__Data provided__:
....
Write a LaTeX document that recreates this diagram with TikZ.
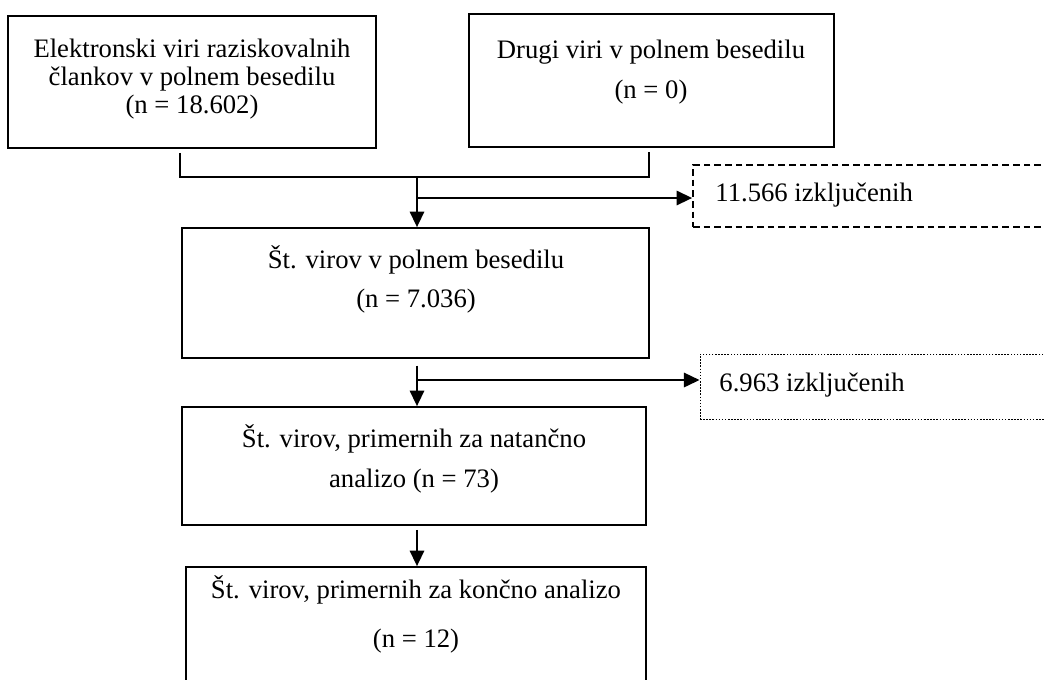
\documentclass[tikz,border=0pt]{standalone}
\usepackage{fontspec}
\setmainfont{Liberation Serif}
\usetikzlibrary{arrows.meta,fit,positioning}

\begin{document}
\begin{tikzpicture}[x=0.45pt, y=-0.45pt,
		font=\fontsize{12pt}{14pt}\selectfont,
		Box/.style={draw, line width=0.8pt, inner sep=0pt},
		ExclBox/.style={draw, line width=0.8pt, dash pattern=on 3pt off 1.8pt, inner sep=0pt},
		ExclBoxThin/.style={draw, line width=0.45pt, dash pattern=on 0.7pt off 0.7pt, inner sep=0pt},
		Txt/.style={anchor=base, inner sep=0pt},
		Flow/.style={line width=0.8pt},
		FlowArrow/.style={line width=0.8pt, -{Triangle[length=7pt, width=6.5pt]}}]
			\pgfmathsetmacro{\MidX}{417}
			\pgfmathsetmacro{\Gap}{1.8}
			\useasboundingbox (0,0) rectangle (1044,679);
			
			% SOURCES
			\node[Box, fit={(8,16) (376,148)}] (ElecSrc) {};
			\node[Txt] (ElecLineA) at (192,57) {Elektronski viri raziskovalnih};
			\node[Txt] (ElecLineB) at (192,85) {člankov v polnem besedilu};
			\node[Txt] (ElecLineC) at (192,113) {(n = 18.602)};
			
			\node[Box, fit={(469,14) (834,147)}] (OtherSrc) {};
			\node[Txt] (OtherLineA) at (651,58) {Drugi viri v polnem besedilu};
			\node[Txt] (OtherLineB) at (651,98) {(n = 0)};
			
			% FULL TEXT
			\node[Box, fit={(182,228) (649,358)}] (FullSrc) {};
			\node[Txt] (FullLineA) at (416,268) {Št. virov v polnem besedilu};
			\node[Txt] (FullLineB) at (416,307) {(n = 7.036)};
			
			\node[ExclBox, fit={(693,165) (1060,227)}] (ExclA) {};
			\node[Txt, anchor=base west] (ExclAText) at (715,201) {11.566 izključenih};
			
			% DETAILED ANALYSIS
			\node[Box, fit={(182,407) (646,525)}] (DetailSrc) {};
			\node[Txt] (DetailLineA) at (414,447) {Št. virov, primernih za natančno};
			\node[Txt] (DetailLineB) at (414,487) {analizo (n = 73)};
			
			\node[ExclBoxThin, fit={(700,354) (1060,419)}] (ExclB) {};
			\node[Txt, anchor=base west] (ExclBText) at (719,391) {6.963 izključenih};
			
			% FINAL ANALYSIS
			\node[Box, fit={(186,567) (646,690)}] (FinalSrc) {};
			\node[Txt] (FinalLineA) at (416,598) {Št. virov, primernih za končno analizo};
			\node[Txt] (FinalLineB) at (416,647) {(n = 12)};
			
			% CONNECTORS
			\coordinate (JoinL) at (180,177);
			\coordinate (JoinR) at (649,177);
			\coordinate (JoinM) at (\MidX,177);
			\coordinate (BranchA) at (\MidX,198);
			\coordinate (BranchB) at (\MidX,380);
			
			\draw[Flow, shorten <=\Gap pt, shorten >=\Gap pt] (ElecSrc.south -| JoinL) -- (JoinL) -- (JoinR) -- (OtherSrc.south -| JoinR);
			\draw[FlowArrow] (JoinM) -- (FullSrc.north -| JoinM);
			\draw[FlowArrow] (BranchA) -- (ExclA.west |- BranchA);
			
			\draw[FlowArrow, shorten <=3pt] (FullSrc.south -| JoinM) -- (DetailSrc.north -| JoinM);
			\draw[FlowArrow] (BranchB) -- (ExclB.west |- BranchB);
			
			\draw[FlowArrow, shorten <=\Gap pt] (DetailSrc.south -| JoinM) -- (FinalSrc.north -| JoinM);
\end{tikzpicture}
\end{document}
....
__To do__: Would you reproduce the lines above, from the very first through the line containing "(0,0) rectangle (1044,679);", exactly and without the pictures?

__Answer to this exercise__:
Write a LaTeX document that recreates this diagram with TikZ.
\documentclass[tikz,border=0pt]{standalone}
\usepackage{fontspec}
\setmainfont{Liberation Serif}
\usetikzlibrary{arrows.meta,fit,positioning}

\begin{document}
\begin{tikzpicture}[x=0.45pt, y=-0.45pt,
		font=\fontsize{12pt}{14pt}\selectfont,
		Box/.style={draw, line width=0.8pt, inner sep=0pt},
		ExclBox/.style={draw, line width=0.8pt, dash pattern=on 3pt off 1.8pt, inner sep=0pt},
		ExclBoxThin/.style={draw, line width=0.45pt, dash pattern=on 0.7pt off 0.7pt, inner sep=0pt},
		Txt/.style={anchor=base, inner sep=0pt},
		Flow/.style={line width=0.8pt},
		FlowArrow/.style={line width=0.8pt, -{Triangle[length=7pt, width=6.5pt]}}]
			\pgfmathsetmacro{\MidX}{417}
			\pgfmathsetmacro{\Gap}{1.8}
			\useasboundingbox (0,0) rectangle (1044,679);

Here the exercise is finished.